Sebagai catatan, sebelumnya AS telah menandatangani kesepakatan dagang dengan Inggris dan kerangka kerja perdagangan terbatas dengan Tiongkok. Namun, ketegangan dengan Jepang menambah daftar panjang tantangan ekonomi global yang menciptakan ketidakpastian di pasar keuangan.
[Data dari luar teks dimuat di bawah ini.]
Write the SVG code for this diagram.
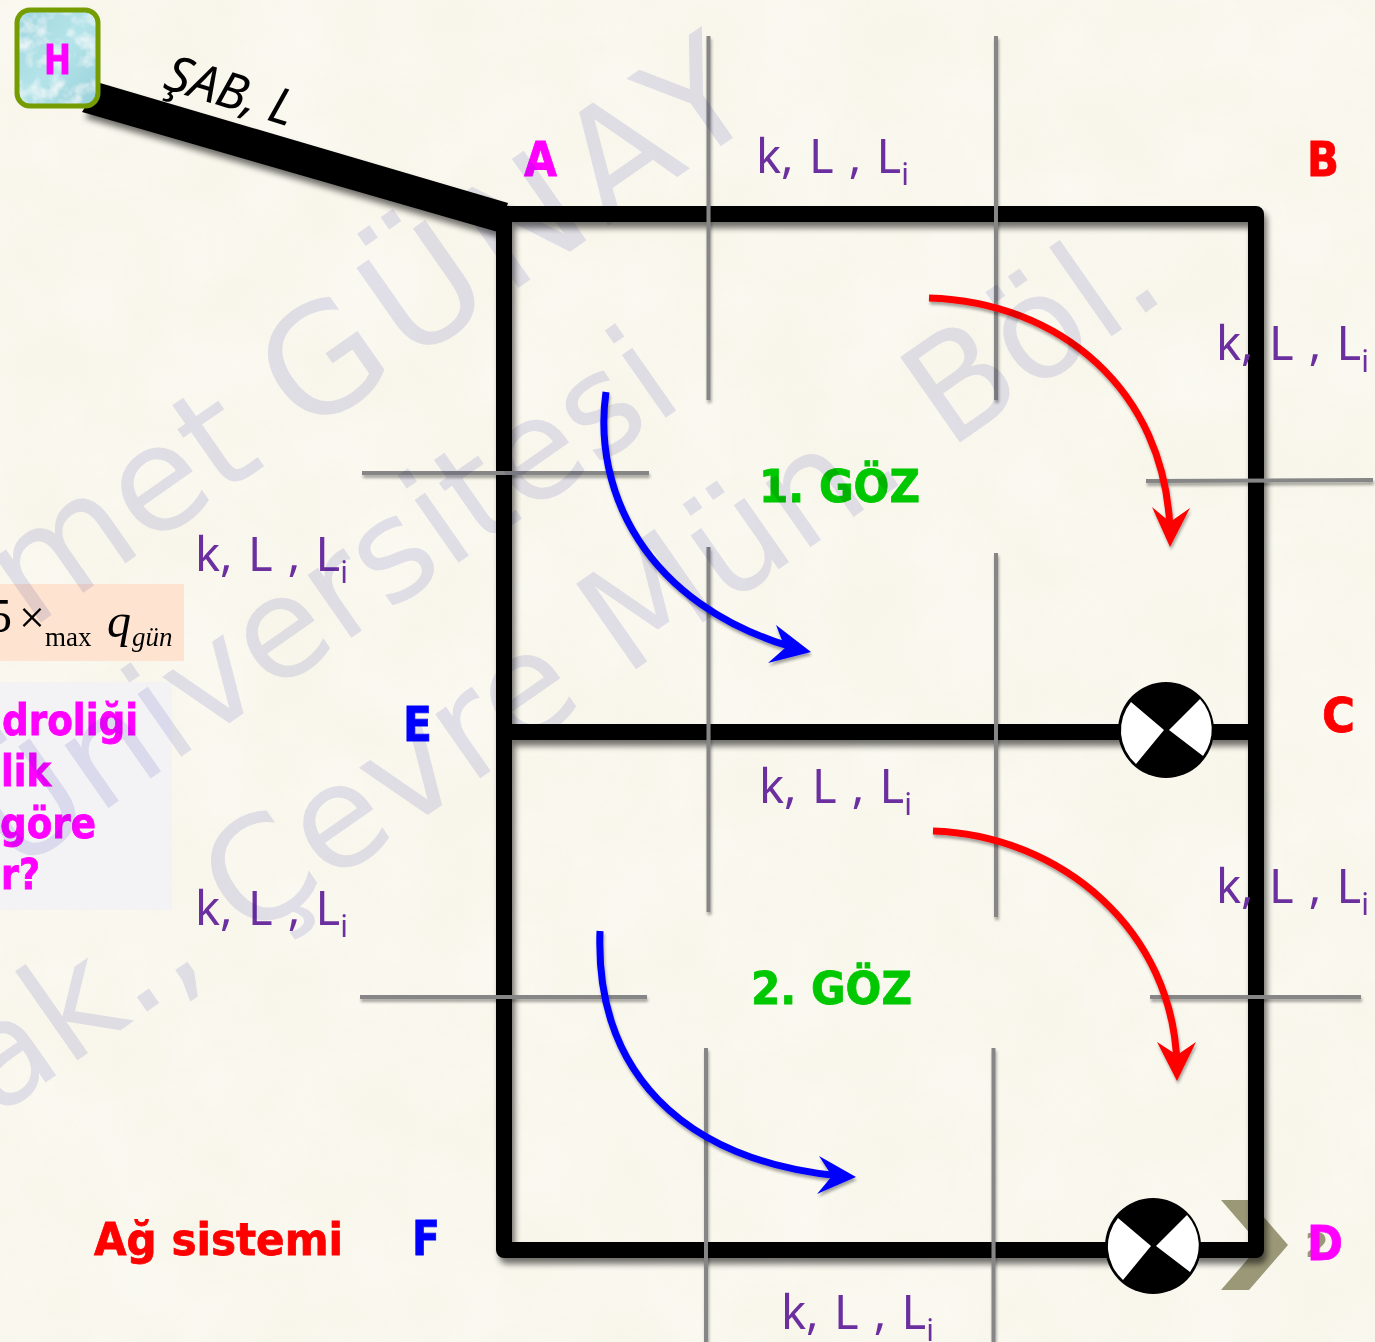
<svg xmlns="http://www.w3.org/2000/svg" width="1375" height="1342" viewBox="0 0 1375 1342">
<defs>
<style>
.wm{font-family:"DejaVu Sans",sans-serif;fill:#e5e5f6;mix-blend-mode:multiply}
.lbl{font-family:"Noto Sans","Open Sans",sans-serif;font-size:47px;fill:#6b2fa0;word-spacing:3px}
.sub{font-size:30px}
.b{font-family:"DejaVu Sans",sans-serif;font-weight:700;stroke-width:0.8px}
.mg{fill:#ff00ff;stroke:#ff00ff}
.rd{fill:#ff0000;stroke:#ff0000}
.bl{fill:#0000ff;stroke:#0000ff}
.gr{fill:#00c800;stroke:#00c800}
.tick{stroke:#868686;stroke-width:4;fill:none}
.pipe{stroke:#000;stroke-width:16;fill:none;stroke-linejoin:round;stroke-linecap:round}
.ser{font-family:"Liberation Serif",serif;fill:#000}
</style>
<filter id="sh" x="-10%" y="-10%" width="120%" height="120%"><feGaussianBlur in="SourceAlpha" stdDeviation="3"/><feOffset dx="3" dy="6"/><feComponentTransfer><feFuncA type="linear" slope="0.55"/></feComponentTransfer><feMerge><feMergeNode/><feMergeNode in="SourceGraphic"/></feMerge></filter>
<filter id="sh2" x="-10%" y="-10%" width="120%" height="120%"><feGaussianBlur in="SourceAlpha" stdDeviation="1.500"/><feOffset dx="1" dy="3"/><feComponentTransfer><feFuncA type="linear" slope="0.35"/></feComponentTransfer><feMerge><feMergeNode/><feMergeNode in="SourceGraphic"/></feMerge></filter>
<filter id="mottle" x="0" y="0" width="100%" height="100%"><feTurbulence type="fractalNoise" baseFrequency="0.012" numOctaves="3" seed="4"/><feColorMatrix values="0 0 0 0 1 0 0 0 0 1 0 0 0 0 1 1.600 0 0 0 -0.350"/></filter>
<filter id="ice" x="0" y="0" width="100%" height="100%"><feTurbulence type="fractalNoise" baseFrequency="0.06" numOctaves="3" seed="9"/><feColorMatrix values="0 0 0 0 1 0 0 0 0 1 0 0 0 0 1 1.800 0 0 0 -0.800"/><feComposite in2="SourceGraphic" operator="in" result="t"/><feMerge><feMergeNode in="SourceGraphic"/><feMergeNode in="t"/></feMerge></filter>
<linearGradient id="water" x1="0" y1="0" x2="1" y2="1"><stop offset="0" stop-color="#a0d6df"/><stop offset="0.5" stop-color="#b4e4e9"/><stop offset="1" stop-color="#98d0da"/></linearGradient>
<g id="valve"><circle r="48" fill="#000"/><path d="M-2 0L-35-28A45 45 0 0 0-30 34Z M3 0L34-31A45 45 0 0 1 37 26Z" fill="#fff"/></g>
</defs>
<rect width="1375" height="1342" fill="#f8f6ea"/>
<rect width="1375" height="1342" filter="url(#mottle)" opacity="0.35"/>
<rect id="box-formula" x="0" y="584" width="184" height="77" fill="#fde3d0"/>
<rect id="box-question" x="0" y="682" width="172" height="228" fill="#f3f3f5"/>
<g id="formula">
<text class="ser" x="-12" y="632" font-size="48">5</text>
<text class="ser" x="19" y="633" font-size="46">×</text>
<text class="ser" x="45" y="646" font-size="27">max</text>
<text class="ser" x="107" y="637" font-size="48" font-style="italic">q</text>
<text class="ser" x="132" y="646" font-size="27" font-style="italic">gün</text>
</g>
<g id="question" class="b mg" font-size="42">
<text x="2" y="735" textLength="136" lengthAdjust="spacingAndGlyphs">droliği</text>
<text x="1" y="786" textLength="50" lengthAdjust="spacingAndGlyphs">lik</text>
<text x="0" y="838" textLength="96" lengthAdjust="spacingAndGlyphs">göre</text>
<text x="1" y="889" textLength="39" lengthAdjust="spacingAndGlyphs">r?</text>
</g>
<path id="chevron" d="M1221 1200H1249L1288 1245L1249 1290H1221L1260 1245Z" fill="#9b9878"/>
<g id="connectors">
<g id="pipes" filter="url(#sh)">
<path d="M82 112L100 83L508 203L498 232Z" fill="#000"/>
<path class="pipe" d="M504 214H1256V1250H504ZM504 732H1256"/>
</g>
<g id="ticks" filter="url(#sh2)">
<path class="tick" d="M708.500 36V400M996 36V400M362 473H649M1146 481L1373 480M708.500 547V912M996 553V917M360 997H647M1150 997H1361M706 1048V1342M993.500 1048V1342"/>
</g>
<g id="flow-arrows" fill="none" stroke-width="7" filter="url(#sh2)">
<path d="M929 298C1060 302 1165 390 1170 530" stroke="#ff0000"/>
<path d="M1152 507L1170 547L1190 508L1170 522Z" fill="#ff0000"/>
<path d="M606 392C592 490 645 605 795 648" stroke="#0000ff"/>
<path d="M776 625L811 652L768 663L785 648Z" fill="#0000ff"/>
<path d="M933 831C1060 835 1175 930 1177 1068" stroke="#ff0000"/>
<path d="M1157 1042L1177 1081L1196 1042L1177 1055Z" fill="#ff0000"/>
<path d="M600 931C595 1070 680 1160 840 1176" stroke="#0000ff"/>
<path d="M819 1156L856 1177L817 1194L832 1176Z" fill="#0000ff"/>
</g>
</g>
<g id="node-H">
<rect x="17" y="10" width="81" height="96" rx="13" fill="url(#water)" filter="url(#ice)"/>
<rect x="17" y="10" width="81" height="96" rx="13" fill="none" stroke="#759c00" stroke-width="5"/>
<text class="b mg" x="44" y="74" font-size="41" textLength="27" lengthAdjust="spacingAndGlyphs">H</text>
</g>
<text id="label-sab" transform="translate(162 88) rotate(17)" font-family="Noto Sans,Open Sans,sans-serif" font-size="50" font-style="italic" fill="#000">ŞAB, L</text>
<g id="valve-1"><use href="#valve" x="1166" y="730"/></g>
<g id="valve-2"><use href="#valve" x="1153" y="1246"/></g>
<text id="label-2" class="b" x="1305" y="1257" font-size="34" fill="#9b9878">2</text>
<g id="node-labels" class="b" font-size="48">
<text class="mg" x="524" y="176" textLength="33" lengthAdjust="spacingAndGlyphs">A</text>
<text class="rd" x="1307" y="176" textLength="32" lengthAdjust="spacingAndGlyphs">B</text>
<text class="rd" x="1322" y="732" textLength="33" lengthAdjust="spacingAndGlyphs">C</text>
<text class="mg" x="1307" y="1260" textLength="36" lengthAdjust="spacingAndGlyphs">D</text>
<text class="bl" x="403" y="741" textLength="29" lengthAdjust="spacingAndGlyphs">E</text>
<text class="bl" x="412" y="1255" textLength="28" lengthAdjust="spacingAndGlyphs">F</text>
</g>
<g id="pipe-labels" class="lbl">
<text x="756" y="173">k, L , L<tspan class="sub" dy="12">i</tspan></text>
<text x="1216" y="360">k, L , L<tspan class="sub" dy="12">i</tspan></text>
<text x="195" y="571">k, L , L<tspan class="sub" dy="12">i</tspan></text>
<text x="759" y="803">k, L , L<tspan class="sub" dy="12">i</tspan></text>
<text x="1216" y="903">k, L , L<tspan class="sub" dy="12">i</tspan></text>
<text x="195" y="925">k, L , L<tspan class="sub" dy="12">i</tspan></text>
<text x="781" y="1329">k, L , L<tspan class="sub" dy="12">i</tspan></text>
</g>
<g id="cell-labels" class="b gr" font-size="44">
<text x="759" y="502" textLength="161" lengthAdjust="spacingAndGlyphs">1. GÖZ</text>
<text x="751" y="1004" textLength="161" lengthAdjust="spacingAndGlyphs">2. GÖZ</text>
</g>
<text id="title" class="b rd" x="94" y="1255" font-size="45" textLength="249" lengthAdjust="spacingAndGlyphs">Ağ sistemi</text>
<g id="watermark">
<text class="wm" font-size="146" transform="translate(30 630) rotate(-35)">met <tspan font-size="150" letter-spacing="10">GÜNAY</tspan></text>
<text class="wm" font-size="140" transform="translate(14 874) rotate(-35)">Üniversitesi</text>
<text class="wm" font-size="143" transform="translate(-5 1118) rotate(-35)">ak., Çevre Mün. Böl.</text>
</g>
</svg>
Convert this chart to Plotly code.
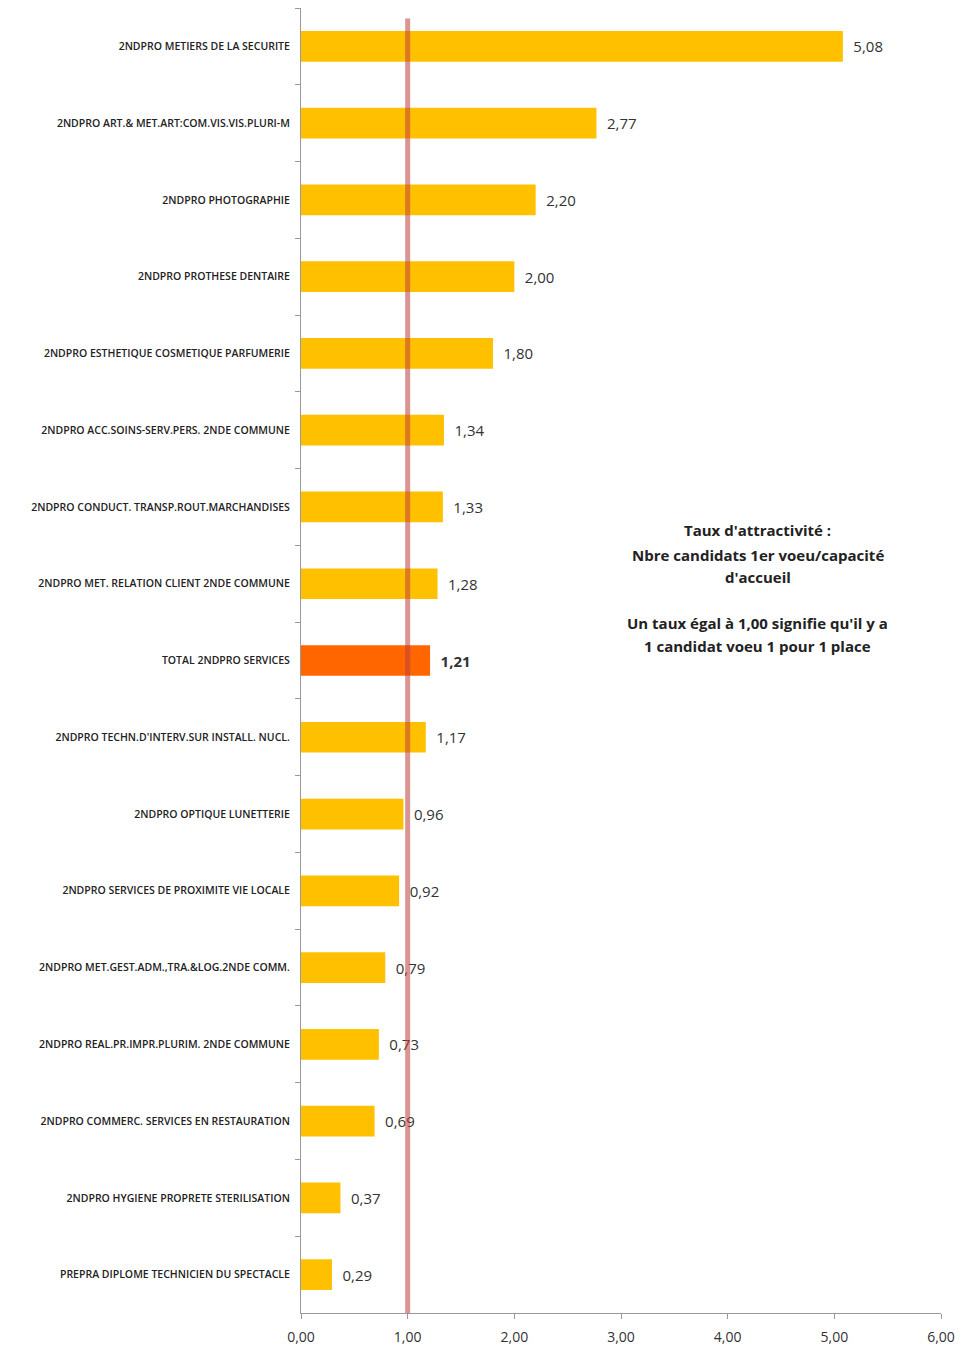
import plotly.graph_objects as go

categories = [
    "2NDPRO METIERS DE LA SECURITE",
    "2NDPRO ART.& MET.ART:COM.VIS.VIS.PLURI-M",
    "2NDPRO PHOTOGRAPHIE",
    "2NDPRO PROTHESE DENTAIRE",
    "2NDPRO ESTHETIQUE COSMETIQUE PARFUMERIE",
    "2NDPRO ACC.SOINS-SERV.PERS. 2NDE COMMUNE",
    "2NDPRO CONDUCT. TRANSP.ROUT.MARCHANDISES",
    "2NDPRO MET. RELATION CLIENT 2NDE COMMUNE",
    "TOTAL 2NDPRO SERVICES",
    "2NDPRO TECHN.D'INTERV.SUR INSTALL. NUCL.",
    "2NDPRO OPTIQUE LUNETTERIE",
    "2NDPRO SERVICES DE PROXIMITE VIE LOCALE",
    "2NDPRO MET.GEST.ADM.,TRA.&LOG.2NDE COMM.",
    "2NDPRO REAL.PR.IMPR.PLURIM. 2NDE COMMUNE",
    "2NDPRO COMMERC. SERVICES EN RESTAURATION",
    "2NDPRO HYGIENE PROPRETE STERILISATION",
    "PREPRA DIPLOME TECHNICIEN DU SPECTACLE",
]
values = [5.08, 2.77, 2.20, 2.00, 1.80, 1.34, 1.33, 1.28, 1.21, 1.17,
          0.96, 0.92, 0.79, 0.73, 0.69, 0.37, 0.29]
total_label = "TOTAL 2NDPRO SERVICES"
x_ticks = [0, 1, 2, 3, 4, 5, 6]
reference_rate = 1.0

note_lines = [
    "Taux d'attractivité :",
    "Nbre candidats 1er voeu/capacité",
    "d'accueil",
    "Un taux égal à 1,00 signifie qu'il y a",
    "1 candidat voeu 1 pour 1 place",
]
note_y = [0.600, 0.581, 0.564, 0.529, 0.511]

colors = ["#FF6600" if c == total_label else "#FFC000" for c in categories]
templates = ["\u2002<b>%{x:.2f}</b>" if c == total_label else "\u2002%{x:.2f}" for c in categories]

fig = go.Figure()
fig.add_trace(go.Bar(
    x=values, y=categories, orientation="h",
    marker=dict(color=colors, line=dict(width=0)),
    texttemplate=templates, textposition="outside",
    textfont=dict(size=15, color="#333333", family="Open Sans"),
    cliponaxis=False, hoverinfo="skip",
))

fig.add_shape(type="line", xref="x", yref="paper",
              x0=reference_rate, x1=reference_rate, y0=0, y1=0.992,
              line=dict(color="rgba(190,60,60,0.55)", width=5), layer="above")

for txt, yy in zip(note_lines, note_y):
    fig.add_annotation(
        xref="paper", yref="paper", x=0.714, y=yy, xanchor="center", yanchor="middle",
        text="<b>" + txt + "</b>", showarrow=False, align="center",
        font=dict(size=15, color="#222222", family="Open Sans"),
    )

fig.update_layout(
    width=961, height=1348,
    margin=dict(l=301, r=20, t=8, b=35),
    paper_bgcolor="white", plot_bgcolor="white",
    separators=", ",
    bargap=0.6,
    showlegend=False,
    xaxis=dict(range=[0, 6], tickvals=x_ticks, tickformat=".2f",
               showgrid=False, zeroline=False, automargin=False,
               showline=True, linecolor="#999999", linewidth=1,
               ticks="outside", ticklen=5, tickcolor="#999999",
               ticklabelstandoff=6,
               tickfont=dict(size=14, color="#333333", family="Open Sans")),
    yaxis=dict(autorange="reversed", showgrid=False, zeroline=False, automargin=False,
               showline=True, linecolor="#999999", linewidth=1,
               ticks="outside", ticklen=5, tickcolor="#999999",
               tickson="boundaries",
               tickfont=dict(size=10.5, color="#222222", family="Open Sans", weight=600),
               ticklabelstandoff=8),
)

fig.write_html(
    "out.html",
    config={"displayModeBar": False},
    post_script="document.body.style.margin='0';document.body.style.overflow='hidden';",
)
Efek Terhadap Indonesia dan Prospek Rupiah

Rupiah, sebagai salah satu mata uang pasar berkembang (emerging market), menjadi salah satu yang paling sensitif terhadap dinamika global seperti kebijakan suku bunga AS dan eskalasi perang dagang. Ketika investor mencari aset yang lebih aman (safe haven) seperti dolar AS, maka permintaan terhadap rupiah cenderung menurun, yang mendorong nilai tukarnya melemah.

Bank Indonesia (BI) sejauh ini tetap waspada terhadap volatilitas pasar dan menyatakan akan terus berada di pasar guna menjaga stabilitas nilai tukar dan mendorong kepercayaan investor. Namun, pelemahan rupiah juga bisa berdampak pada inflasi domestik, terutama karena Indonesia masih mengandalkan impor untuk beberapa kebutuhan pokok seperti bahan pangan dan energi.

Kesimpulan dan Proyeksi ke Depan

Dengan kombinasi ketidakpastian kebijakan fiskal dan dagang di AS, kehati-hatian The Fed, serta tekanan global yang belum mereda, nilai tukar rupiah kemungkinan masih akan berada dalam tren tertekan dalam beberapa minggu ke depan. Namun, potensi stabilisasi tetap ada apabila ada kejelasan dari arah kebijakan The Fed dan meredanya tensi geopolitik dagang.

Pemerintah Indonesia bersama Bank Indonesia perlu tetap bersiap dengan langkah-langkah antisipatif untuk menjaga daya beli masyarakat dan memastikan likuiditas di pasar tetap terjaga.